▶ AIM OF THE EXERCISE: Up to and including the line with "4.21, 4.42, 1.32];", write out the listing from its first line, minus the pictures.

Extracted data entries:
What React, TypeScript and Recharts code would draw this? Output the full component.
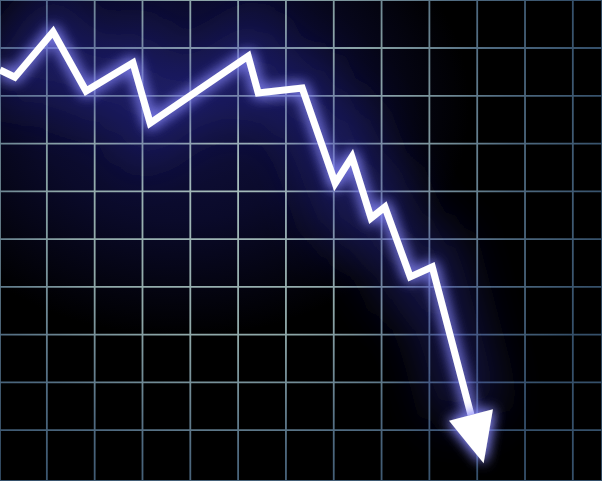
import React from "react";
import { LineChart, Line, XAxis, YAxis, CartesianGrid } from "recharts";

// line vertices, in grid units (one grid cell = 1)
const xValues = [0.02, 0.33, 1.13, 1.82, 2.8, 3.16, 5.21, 5.42, 6.34, 7.03, 7.38, 7.78, 8.07, 8.6, 9.06, 9.87];
const yValues = [8.54, 8.39, 9.34, 8.1, 8.69, 7.43, 8.83, 8.06, 8.16, 6.17, 6.72, 5.44, 5.67, 4.21, 4.42, 1.32];

const xTicks = [1, 2, 3, 4, 5, 6, 7, 8, 9, 10, 11, 12];
const yTicks = [0, 1, 2, 3, 4, 5, 6, 7, 8, 9];

const W = 602;
const H = 481;
const xDomain: [number, number] = [0.02, 12.61];
const yDomain: [number, number] = [-0.063, 10.005];

const data = xValues.map((x, i) => ({ x, y: yValues[i] }));

const pxX = W / (xDomain[1] - xDomain[0]);
const pxY = H / (yDomain[1] - yDomain[0]);

// arrow head on the last point, pointing along the last segment
const ArrowDot = (props: any) => {
  const { cx, cy, index } = props;
  const last = data.length - 1;
  if (index !== last || cx == null) return <g key={`d-${index}`} />;
  const prev = data[last - 1];
  const cur = data[last];
  const dx = (cur.x - prev.x) * pxX;
  const dy = (prev.y - cur.y) * pxY;
  const len = Math.sqrt(dx * dx + dy * dy);
  const ux = dx / len;
  const uy = dy / len;
  const headLen = 50;
  const half = 22.7;
  const tip = [cx + ux * headLen, cy + uy * headLen];
  const a = [cx - uy * half, cy + ux * half];
  const b = [cx + uy * half, cy - ux * half];
  return (
    <polygon
      key="arrow"
      points={`${tip[0]},${tip[1]} ${a[0]},${a[1]} ${b[0]},${b[1]}`}
      fill="#ffffff"
      filter="url(#glow)"
    />
  );
};

const App = () => {
  return (
    <div
      style={{
        position: "absolute",
        left: 0,
        top: 0,
        width: W,
        height: H,
        background:
          "radial-gradient(ellipse 48% 48% at 30% 22%, #111140 0%, #0a0a2a 50%, #000000 100%), #000",
      }}
    >
      <LineChart width={W} height={H} data={data} margin={{ top: 0, right: 0, bottom: 0, left: 0 }}>
        <defs>
          <radialGradient id="gridGrad" gradientUnits="userSpaceOnUse" cx="230" cy="170" r="380">
            <stop offset="0%" stopColor="#a8bebd" />
            <stop offset="45%" stopColor="#8fa8a8" />
            <stop offset="75%" stopColor="#4f6a80" />
            <stop offset="100%" stopColor="#35506a" />
          </radialGradient>
          <filter id="halo" filterUnits="userSpaceOnUse" x="-100" y="-100" width={W + 200} height={H + 200}>
            <feGaussianBlur stdDeviation="24" />
          </filter>
          <filter id="glow" filterUnits="userSpaceOnUse" x="-50" y="-50" width={W + 100} height={H + 100}>
            <feGaussianBlur in="SourceAlpha" stdDeviation="7" result="blur" />
            <feFlood floodColor="#8a8aff" floodOpacity="0.9" />
            <feComposite in2="blur" operator="in" result="glowColor" />
            <feMerge>
              <feMergeNode in="glowColor" />
              <feMergeNode in="glowColor" />
              <feMergeNode in="SourceGraphic" />
            </feMerge>
          </filter>
        </defs>
        <XAxis type="number" dataKey="x" domain={xDomain} ticks={xTicks} hide allowDataOverflow />
        <YAxis type="number" domain={yDomain} ticks={yTicks} hide allowDataOverflow />
        <CartesianGrid stroke="url(#gridGrad)" strokeWidth={1.8} />
        <Line
          dataKey="y"
          type="linear"
          stroke="#2a2a9a"
          strokeOpacity={0.45}
          strokeWidth={60}
          filter="url(#halo)"
          dot={false}
          activeDot={false}
          isAnimationActive={false}
        />
        <Line
          dataKey="y"
          type="linear"
          stroke="#ffffff"
          strokeWidth={7}
          strokeLinejoin="miter"
          filter="url(#glow)"
          dot={ArrowDot}
          activeDot={false}
          isAnimationActive={false}
        />
      </LineChart>
    </div>
  );
};

export default App;
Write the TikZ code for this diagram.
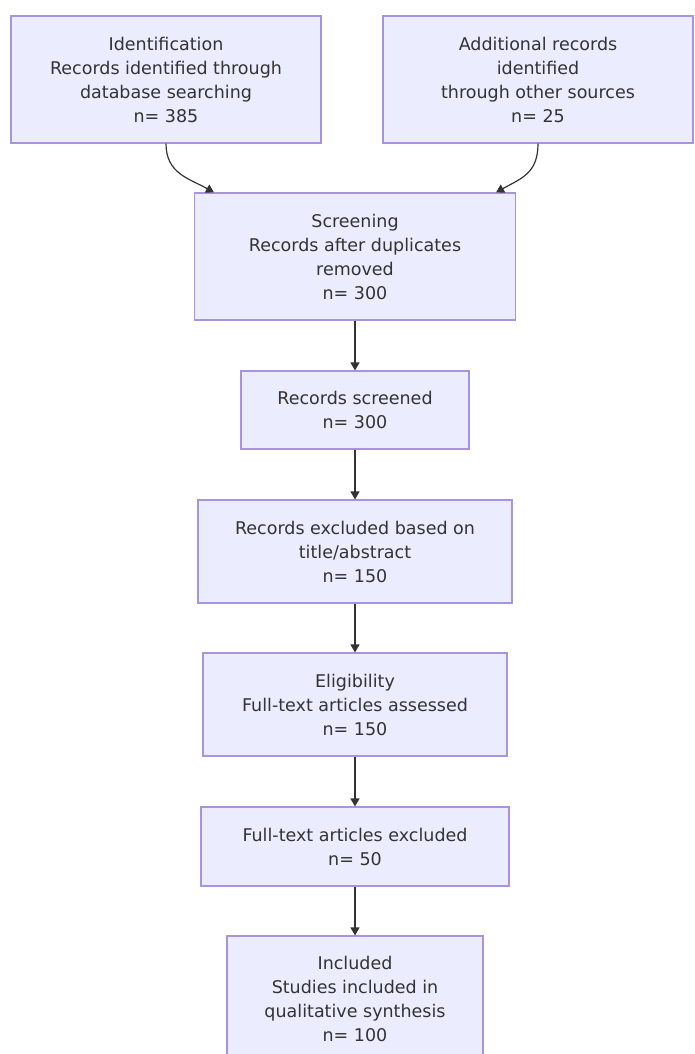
\documentclass[tikz,border=0pt]{standalone}
\usepackage{fontspec}
\setmainfont{DejaVu Sans}
\usetikzlibrary{arrows.meta}
\definecolor{boxfill}{HTML}{ECECFF}
\definecolor{boxline}{HTML}{A993DE}
\definecolor{txt}{HTML}{333333}
\tikzset{
  flowbox/.style={draw=boxline, fill=boxfill, line width=1.1pt, inner sep=0pt,
    align=center, text=txt, font=\fontsize{17.5}{24}\selectfont},
  flowedge/.style={draw=txt, line width=1.2pt, -{Triangle[length=8pt,width=9pt]}}
}
\begin{document}
\begin{tikzpicture}[x=1pt,y=-1pt]
\clip (0,0) rectangle (694,1054);
\fill[white] (0,0) rectangle (694,1054);
\node[flowbox, minimum width=310pt, minimum height=127pt] (a) at (166,79.5)
  {Identification\\Records identified through\\database searching\\n= 385};
\node[flowbox, minimum width=310pt, minimum height=127pt] (b) at (538,79.5)
  {Additional records\\identified\\through other sources\\n= 25};
\node[flowbox, minimum width=321pt, minimum height=127pt] (c) at (355,256.5)
  {Screening\\Records after duplicates\\removed\\n= 300};
\node[flowbox, minimum width=228pt, minimum height=78pt] (d) at (355,410)
  {Records screened\\n= 300};
\node[flowbox, minimum width=314pt, minimum height=103pt] (e) at (355,551.5)
  {Records excluded based on\\title/abstract\\n= 150};
\node[flowbox, minimum width=304pt, minimum height=103pt] (f) at (355,704.5)
  {Eligibility\\Full-text articles assessed\\n= 150};
\node[flowbox, minimum width=308pt, minimum height=79pt] (g) at (355,846.5)
  {Full-text articles excluded\\n= 50};
\node[flowbox, minimum width=256pt, minimum height=126pt] (h) at (355,999)
  {Included\\Studies included in\\qualitative synthesis\\n= 100};
\coordinate (ca) at ([xshift=-141pt]c.north);
\coordinate (cb) at ([xshift=141pt]c.north);
\draw[flowedge] (a.south) .. controls ([yshift=-30pt]a.south) and ([xshift=-25pt,yshift=14pt]ca) .. (ca);
\draw[flowedge] (b.south) .. controls ([yshift=-30pt]b.south) and ([xshift=25pt,yshift=14pt]cb) .. (cb);
\draw[flowedge] (c.south) -- (d.north);
\draw[flowedge] (d.south) -- (e.north);
\draw[flowedge] (e.south) -- (f.north);
\draw[flowedge] (f.south) -- (g.north);
\draw[flowedge] (g.south) -- (h.north);
\end{tikzpicture}
\end{document}
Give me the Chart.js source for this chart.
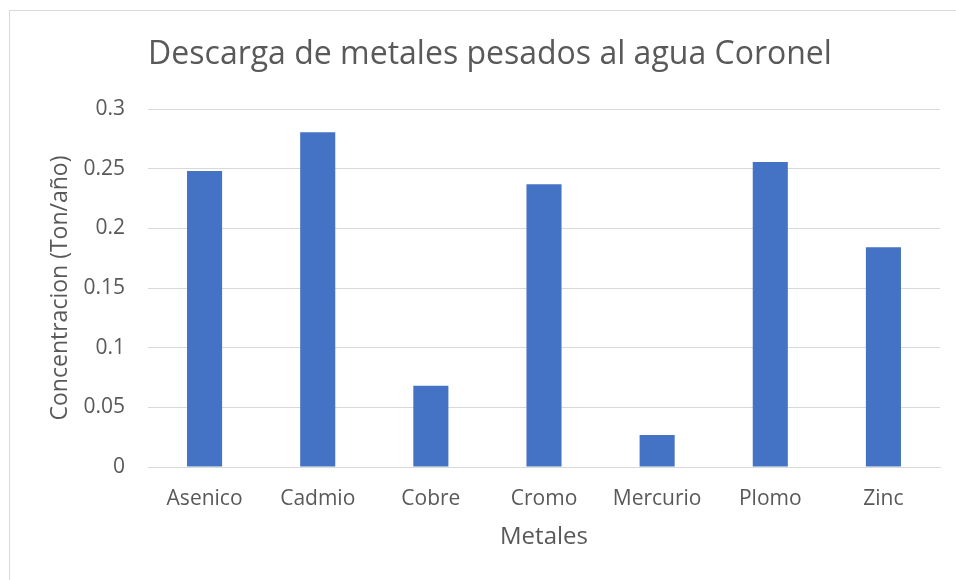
<!DOCTYPE html>
<html>
<head>
<meta charset="utf-8">
<title>Descarga de metales pesados al agua Coronel</title>
<script src="https://cdn.jsdelivr.net/npm/chart.js@4"></script>
<style>
  html, body { margin: 0; padding: 0; background: #fff; }
  #wrap { position: relative; width: 956px; height: 580px; overflow: hidden; }
  #frame {
    position: absolute; left: 9px; top: 10px; right: -2px; bottom: -2px;
    border: 1px solid #d9d9d9; pointer-events: none;
  }
</style>
</head>
<body>
<div id="wrap">
  <canvas id="metalsChart" width="956" height="580"></canvas>
  <div id="frame"></div>
</div>
<script>
// Descarga anual por metal (Ton/año)
const metales = ['Asenico', 'Cadmio', 'Cobre', 'Cromo', 'Mercurio', 'Plomo', 'Zinc'];
const concentracion = [0.248, 0.2805, 0.068, 0.237, 0.0268, 0.2555, 0.1842];
const yTicks = [0, 0.05, 0.1, 0.15, 0.2, 0.25, 0.3];

const textColor = '#595959';
const gridColor = '#d9d9d9';
const fontFamily = "'Open Sans', sans-serif";

const ctx = document.getElementById('metalsChart').getContext('2d');
new Chart(ctx, {
    type: 'bar',
    data: {
        labels: metales,
        datasets: [{
            label: 'Concentracion',
            data: concentracion,
            backgroundColor: '#4472C4',
            borderWidth: 0,
            barPercentage: 0.31,
            categoryPercentage: 1
        }]
    },
    options: {
        responsive: false,
        animation: false,
        // left padding keeps the title centred over the plot
        layout: { padding: { left: 40, right: 16, top: 0, bottom: 0 } },
        plugins: {
            legend: { display: false },
            tooltip: { enabled: false },
            title: {
                display: true,
                text: 'Descarga de metales pesados al agua Coronel',
                color: textColor,
                font: { family: fontFamily, size: 32, weight: 'normal' },
                padding: { top: 36, bottom: 34.6 }
            }
        },
        scales: {
            x: {
                grid: { display: false },
                border: { color: gridColor, width: 1 },
                ticks: {
                    color: textColor,
                    font: { family: fontFamily, size: 21 },
                    padding: 11,
                    maxRotation: 0
                },
                title: {
                    display: true,
                    text: 'Metales',
                    color: textColor,
                    font: { family: fontFamily, size: 24 },
                    padding: { top: 0, bottom: 28 }
                },
                afterFit: (scale) => { scale.height = 113; }
            },
            y: {
                min: 0,
                max: 0.3,
                afterBuildTicks: (scale) => {
                    scale.ticks = yTicks.map(v => ({ value: v }));
                },
                grid: { color: gridColor, lineWidth: 1, drawTicks: false },
                border: { display: false },
                ticks: {
                    color: textColor,
                    font: { family: fontFamily, size: 21 },
                    padding: 23,
                    callback: (v) => String(Number(v.toFixed(2)))
                },
                title: {
                    display: true,
                    text: 'Concentracion (Ton/año)',
                    color: textColor,
                    font: { family: fontFamily, size: 23 },
                    padding: { top: 7, bottom: 0 }
                },
                afterFit: (scale) => { scale.width = 108; }
            }
        }
    }
});
</script>
</body>
</html>
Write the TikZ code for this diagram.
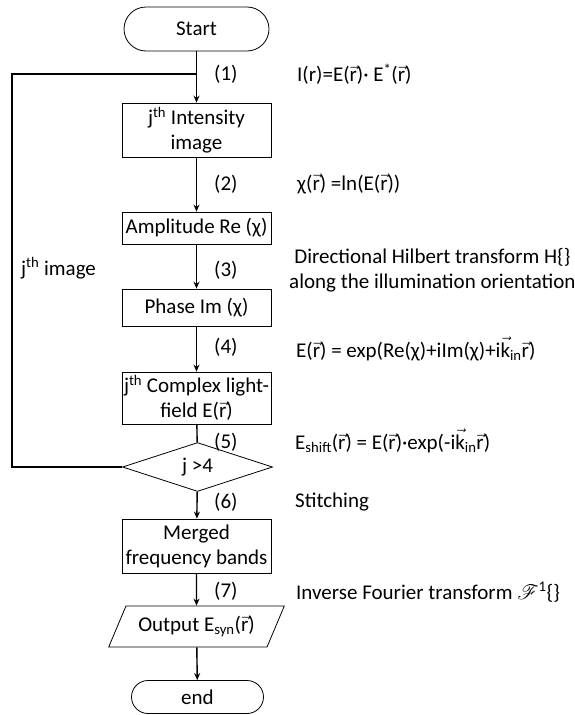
\documentclass[tikz,border=0pt]{standalone}
\usepackage{fontspec}
\setmainfont{Carlito}
\usepackage{mathrsfs}
\usetikzlibrary{
	arrows.meta,
	shapes.geometric,
	shapes.misc
}
\newcommand{\rv}{$\vec{\mathrm{r}}$}
\newcommand{\kv}{$\vec{\mathrm{k}}$}

\begin{document}
\begin{tikzpicture}[x=1pt, y=-1pt,
	font=\fontsize{21}{25}\selectfont,
	stepbox/.style={draw, line width=0.8pt, minimum width=149pt, align=center, inner sep=2pt},
	term/.style={draw, rounded rectangle, line width=0.8pt, inner sep=2pt},
	flow/.style={line width=1.4pt, -{Stealth[length=7pt, width=6pt]}},
	link/.style={line width=1.4pt},
	note/.style={anchor=west, inner sep=0pt}]
		\useasboundingbox (0,0) rectangle (575,715);
		
		\node[term, minimum width=149pt, minimum height=44pt] (start) at (196.5,29) {Start};
		\node[stepbox, minimum height=54pt] (intens) at (196.5,130) {j\textsuperscript{th} Intensity\\image};
		\node[stepbox, minimum height=32pt] (ampl) at (196.5,228) {Amplitude Re (χ)};
		\node[stepbox, minimum height=37pt] (phase) at (196.5,307.5) {Phase Im (χ)};
		\node[stepbox, minimum height=52pt] (field) at (196.5,398) {j\textsuperscript{th} Complex light-\\field E(\rv)};
		\node[draw, diamond, line width=0.8pt, minimum width=150pt, minimum height=40pt, inner sep=0pt] (cond) at (197.5,467) {j >4};
		\node[stepbox, minimum height=54pt] (merged) at (196.5,546) {Merged\\frequency bands};
		\node[draw, trapezium, trapezium left angle=60, trapezium right angle=120, trapezium stretches=true,
			line width=0.8pt, minimum width=176pt, minimum height=41pt, inner sep=2pt] (output) at (196.5,626.5) {Output E\textsubscript{syn}(\rv)};
		\node[term, minimum width=136pt, minimum height=33pt] (finish) at (197.5,697) {end};
		
		\coordinate (join) at (196.5,74);
		\coordinate (back) at (12,467);
		
		\draw[link] (start) -- (join);
		\draw[flow] (join) -- (intens);
		\draw[flow] (intens) -- (ampl);
		\draw[flow] (ampl) -- (phase);
		\draw[flow] (phase) -- (field);
		\draw[link] (field) -- (cond);
		\draw[flow] (cond) -- (merged);
		\draw[flow] (merged) -- (output);
		\draw[flow] (output) -- (finish);
		\draw[link] (cond.west) -- (back) |- (join);
		
		% step numbers
		\foreach \n/\y in {1/74, 2/184, 3/270, 4/347, 5/442, 6/502, 7/591}
			\node[note] (step\n) at (214,\y) {(\n)};
		
		\node[note] (eqone) at (297,74) {I(r)=E(\rv)· E\textsuperscript{*}(\rv)};
		\node[note] (eqtwo) at (297,184) {χ(\rv) =ln(E(\rv))};
		\node[note, align=center] (hilbert) at (289,270) {Directional Hilbert transform H\{\}\\along the illumination orientation};
		\node[note] (eqfour) at (296,349) {E(\rv) = exp(Re(χ)+iIm(χ)+i\kv\textsubscript{in}\rv)};
		\node[note] (eqfive) at (295,441) {E\textsubscript{shift}(\rv) = E(\rv)·exp(-i\kv\textsubscript{in}\rv)};
		\node[note] (stitch) at (295,502) {Stitching};
		\node[note] (invft) at (296,592) {Inverse Fourier transform $\mathscr{F}$\textsuperscript{1}\{\}};
		\node[note] (loopname) at (21,268) {j\textsuperscript{th} image};
	\end{tikzpicture}
\end{document}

▶ COMPLETED EXERCISE:
What React, TypeScript and Recharts code would draw this? Output the full component.
import React from "react";
import { LineChart, Line, XAxis, YAxis, CartesianGrid } from "recharts";

// line vertices, in grid units (one grid cell = 1)
const xValues = [0.02, 0.33, 1.13, 1.82, 2.8, 3.16, 5.21, 5.42, 6.34, 7.03, 7.38, 7.78, 8.07, 8.6, 9.06, 9.87];
const yValues = [8.54, 8.39, 9.34, 8.1, 8.69, 7.43, 8.83, 8.06, 8.16, 6.17, 6.72, 5.44, 5.67, 4.21, 4.42, 1.32];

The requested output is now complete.